* _REQUEST_: Reproduce exactly the lines below, from the first through the one containing "from matplotlib.patches import Patch", and nothing more.

* _GIVEN MATERIAL_:

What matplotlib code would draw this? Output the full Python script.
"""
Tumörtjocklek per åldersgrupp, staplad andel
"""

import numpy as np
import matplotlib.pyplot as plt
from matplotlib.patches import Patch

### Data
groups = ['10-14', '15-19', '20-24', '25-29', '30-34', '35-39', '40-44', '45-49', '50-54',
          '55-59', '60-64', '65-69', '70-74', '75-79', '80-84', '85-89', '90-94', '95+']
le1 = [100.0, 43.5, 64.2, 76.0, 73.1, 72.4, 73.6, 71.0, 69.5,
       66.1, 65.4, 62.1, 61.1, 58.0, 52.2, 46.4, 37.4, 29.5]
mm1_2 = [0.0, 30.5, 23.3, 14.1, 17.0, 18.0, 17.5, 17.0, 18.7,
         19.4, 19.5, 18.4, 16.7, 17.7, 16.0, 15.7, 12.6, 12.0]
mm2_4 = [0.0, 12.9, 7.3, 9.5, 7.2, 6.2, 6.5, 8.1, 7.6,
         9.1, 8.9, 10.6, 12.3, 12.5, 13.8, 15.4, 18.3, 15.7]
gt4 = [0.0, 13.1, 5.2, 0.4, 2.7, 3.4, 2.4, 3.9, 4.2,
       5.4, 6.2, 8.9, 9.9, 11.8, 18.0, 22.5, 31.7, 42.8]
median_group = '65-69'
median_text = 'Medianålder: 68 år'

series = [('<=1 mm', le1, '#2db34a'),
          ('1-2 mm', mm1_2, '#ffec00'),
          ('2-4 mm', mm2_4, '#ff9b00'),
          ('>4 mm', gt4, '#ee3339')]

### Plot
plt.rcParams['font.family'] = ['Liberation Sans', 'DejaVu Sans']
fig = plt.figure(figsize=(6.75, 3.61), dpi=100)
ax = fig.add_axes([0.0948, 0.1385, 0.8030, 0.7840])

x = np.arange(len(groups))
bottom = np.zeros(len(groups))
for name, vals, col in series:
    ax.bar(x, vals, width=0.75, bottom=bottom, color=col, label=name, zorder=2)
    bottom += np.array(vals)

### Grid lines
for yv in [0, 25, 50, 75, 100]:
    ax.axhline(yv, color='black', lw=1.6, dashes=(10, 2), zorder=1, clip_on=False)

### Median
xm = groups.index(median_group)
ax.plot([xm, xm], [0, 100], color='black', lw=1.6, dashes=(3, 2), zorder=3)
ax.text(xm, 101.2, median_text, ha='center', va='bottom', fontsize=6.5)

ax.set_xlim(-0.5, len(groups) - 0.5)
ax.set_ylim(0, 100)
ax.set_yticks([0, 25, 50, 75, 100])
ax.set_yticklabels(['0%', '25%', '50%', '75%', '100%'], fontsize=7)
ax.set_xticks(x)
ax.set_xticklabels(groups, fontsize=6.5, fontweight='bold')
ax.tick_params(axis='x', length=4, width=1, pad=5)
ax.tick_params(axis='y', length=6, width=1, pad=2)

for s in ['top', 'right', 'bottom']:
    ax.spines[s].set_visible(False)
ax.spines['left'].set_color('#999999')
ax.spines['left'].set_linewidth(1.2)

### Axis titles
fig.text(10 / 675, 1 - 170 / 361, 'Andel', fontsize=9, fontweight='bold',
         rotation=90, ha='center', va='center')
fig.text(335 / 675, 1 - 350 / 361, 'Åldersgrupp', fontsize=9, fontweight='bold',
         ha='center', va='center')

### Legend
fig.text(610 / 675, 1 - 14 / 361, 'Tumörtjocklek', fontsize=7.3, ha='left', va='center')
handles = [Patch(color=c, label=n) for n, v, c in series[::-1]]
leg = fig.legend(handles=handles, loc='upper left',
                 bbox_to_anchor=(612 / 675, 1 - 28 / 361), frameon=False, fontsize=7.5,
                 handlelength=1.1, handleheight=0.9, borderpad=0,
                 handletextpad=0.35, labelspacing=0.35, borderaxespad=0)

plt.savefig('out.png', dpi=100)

* _OUTPUT_:
What matplotlib code would draw this? Output the full Python script.
"""
Tumörtjocklek per åldersgrupp, staplad andel
"""

import numpy as np
import matplotlib.pyplot as plt
from matplotlib.patches import Patch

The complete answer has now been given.